▶ **EXERCISE**
Give the listing again character for character, but drop the images.
>> Start SOURCE DATA
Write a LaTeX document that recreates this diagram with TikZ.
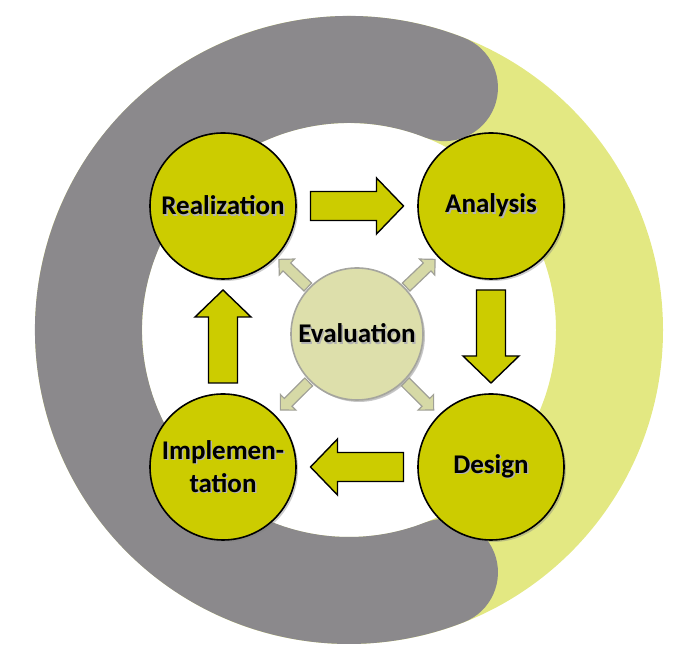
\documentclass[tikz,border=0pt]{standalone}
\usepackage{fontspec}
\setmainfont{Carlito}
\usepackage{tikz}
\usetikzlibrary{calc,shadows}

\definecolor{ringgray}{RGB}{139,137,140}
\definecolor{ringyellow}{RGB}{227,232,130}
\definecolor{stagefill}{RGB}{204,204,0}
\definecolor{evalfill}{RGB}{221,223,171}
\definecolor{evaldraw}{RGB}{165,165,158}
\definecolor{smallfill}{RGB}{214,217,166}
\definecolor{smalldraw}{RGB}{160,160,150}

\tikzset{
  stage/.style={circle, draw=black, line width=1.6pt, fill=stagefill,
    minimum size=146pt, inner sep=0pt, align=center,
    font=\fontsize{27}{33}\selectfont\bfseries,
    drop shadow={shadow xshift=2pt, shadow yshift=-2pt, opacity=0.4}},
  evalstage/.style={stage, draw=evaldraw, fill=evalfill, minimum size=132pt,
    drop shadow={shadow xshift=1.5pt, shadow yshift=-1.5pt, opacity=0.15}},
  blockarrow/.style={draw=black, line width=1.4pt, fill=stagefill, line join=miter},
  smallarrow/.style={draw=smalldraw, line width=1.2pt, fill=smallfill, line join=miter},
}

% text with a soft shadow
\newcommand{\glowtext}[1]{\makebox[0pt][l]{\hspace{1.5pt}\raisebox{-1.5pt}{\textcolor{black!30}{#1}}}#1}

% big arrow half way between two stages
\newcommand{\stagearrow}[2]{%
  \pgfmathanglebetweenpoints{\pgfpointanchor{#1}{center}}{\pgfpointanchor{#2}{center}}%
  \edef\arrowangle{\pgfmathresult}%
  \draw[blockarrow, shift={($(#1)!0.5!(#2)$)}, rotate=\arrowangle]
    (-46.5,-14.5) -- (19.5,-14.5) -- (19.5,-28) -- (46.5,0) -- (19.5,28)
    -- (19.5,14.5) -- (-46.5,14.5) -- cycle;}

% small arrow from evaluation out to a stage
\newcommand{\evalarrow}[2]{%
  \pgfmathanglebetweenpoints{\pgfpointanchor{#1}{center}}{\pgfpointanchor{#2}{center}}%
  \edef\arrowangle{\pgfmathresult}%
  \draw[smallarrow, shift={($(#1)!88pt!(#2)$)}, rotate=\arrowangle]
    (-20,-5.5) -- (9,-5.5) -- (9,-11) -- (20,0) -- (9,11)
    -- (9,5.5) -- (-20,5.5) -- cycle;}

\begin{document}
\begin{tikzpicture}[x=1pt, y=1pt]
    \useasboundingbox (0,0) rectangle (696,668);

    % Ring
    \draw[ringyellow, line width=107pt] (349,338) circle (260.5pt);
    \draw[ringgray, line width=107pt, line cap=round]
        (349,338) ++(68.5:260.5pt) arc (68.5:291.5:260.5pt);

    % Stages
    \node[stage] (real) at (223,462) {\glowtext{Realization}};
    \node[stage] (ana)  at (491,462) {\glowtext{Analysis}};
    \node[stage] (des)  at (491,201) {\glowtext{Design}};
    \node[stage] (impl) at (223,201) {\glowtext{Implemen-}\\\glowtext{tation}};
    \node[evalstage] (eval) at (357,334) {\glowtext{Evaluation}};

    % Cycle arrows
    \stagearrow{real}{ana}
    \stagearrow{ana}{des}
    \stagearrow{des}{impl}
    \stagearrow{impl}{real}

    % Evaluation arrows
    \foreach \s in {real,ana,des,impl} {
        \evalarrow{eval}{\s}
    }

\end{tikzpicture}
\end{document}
>> End SOURCE DATA
▶ **TASK ANSWER**
Write a LaTeX document that recreates this diagram with TikZ.
\documentclass[tikz,border=0pt]{standalone}
\usepackage{fontspec}
\setmainfont{Carlito}
\usepackage{tikz}
\usetikzlibrary{calc,shadows}

\definecolor{ringgray}{RGB}{139,137,140}
\definecolor{ringyellow}{RGB}{227,232,130}
\definecolor{stagefill}{RGB}{204,204,0}
\definecolor{evalfill}{RGB}{221,223,171}
\definecolor{evaldraw}{RGB}{165,165,158}
\definecolor{smallfill}{RGB}{214,217,166}
\definecolor{smalldraw}{RGB}{160,160,150}

\tikzset{
  stage/.style={circle, draw=black, line width=1.6pt, fill=stagefill,
    minimum size=146pt, inner sep=0pt, align=center,
    font=\fontsize{27}{33}\selectfont\bfseries,
    drop shadow={shadow xshift=2pt, shadow yshift=-2pt, opacity=0.4}},
  evalstage/.style={stage, draw=evaldraw, fill=evalfill, minimum size=132pt,
    drop shadow={shadow xshift=1.5pt, shadow yshift=-1.5pt, opacity=0.15}},
  blockarrow/.style={draw=black, line width=1.4pt, fill=stagefill, line join=miter},
  smallarrow/.style={draw=smalldraw, line width=1.2pt, fill=smallfill, line join=miter},
}

% text with a soft shadow
\newcommand{\glowtext}[1]{\makebox[0pt][l]{\hspace{1.5pt}\raisebox{-1.5pt}{\textcolor{black!30}{#1}}}#1}

% big arrow half way between two stages
\newcommand{\stagearrow}[2]{%
  \pgfmathanglebetweenpoints{\pgfpointanchor{#1}{center}}{\pgfpointanchor{#2}{center}}%
  \edef\arrowangle{\pgfmathresult}%
  \draw[blockarrow, shift={($(#1)!0.5!(#2)$)}, rotate=\arrowangle]
    (-46.5,-14.5) -- (19.5,-14.5) -- (19.5,-28) -- (46.5,0) -- (19.5,28)
    -- (19.5,14.5) -- (-46.5,14.5) -- cycle;}

% small arrow from evaluation out to a stage
\newcommand{\evalarrow}[2]{%
  \pgfmathanglebetweenpoints{\pgfpointanchor{#1}{center}}{\pgfpointanchor{#2}{center}}%
  \edef\arrowangle{\pgfmathresult}%
  \draw[smallarrow, shift={($(#1)!88pt!(#2)$)}, rotate=\arrowangle]
    (-20,-5.5) -- (9,-5.5) -- (9,-11) -- (20,0) -- (9,11)
    -- (9,5.5) -- (-20,5.5) -- cycle;}

\begin{document}
\begin{tikzpicture}[x=1pt, y=1pt]
    \useasboundingbox (0,0) rectangle (696,668);

    % Ring
    \draw[ringyellow, line width=107pt] (349,338) circle (260.5pt);
    \draw[ringgray, line width=107pt, line cap=round]
        (349,338) ++(68.5:260.5pt) arc (68.5:291.5:260.5pt);

    % Stages
    \node[stage] (real) at (223,462) {\glowtext{Realization}};
    \node[stage] (ana)  at (491,462) {\glowtext{Analysis}};
    \node[stage] (des)  at (491,201) {\glowtext{Design}};
    \node[stage] (impl) at (223,201) {\glowtext{Implemen-}\\\glowtext{tation}};
    \node[evalstage] (eval) at (357,334) {\glowtext{Evaluation}};

    % Cycle arrows
    \stagearrow{real}{ana}
    \stagearrow{ana}{des}
    \stagearrow{des}{impl}
    \stagearrow{impl}{real}

    % Evaluation arrows
    \foreach \s in {real,ana,des,impl} {
        \evalarrow{eval}{\s}
    }

\end{tikzpicture}
\end{document}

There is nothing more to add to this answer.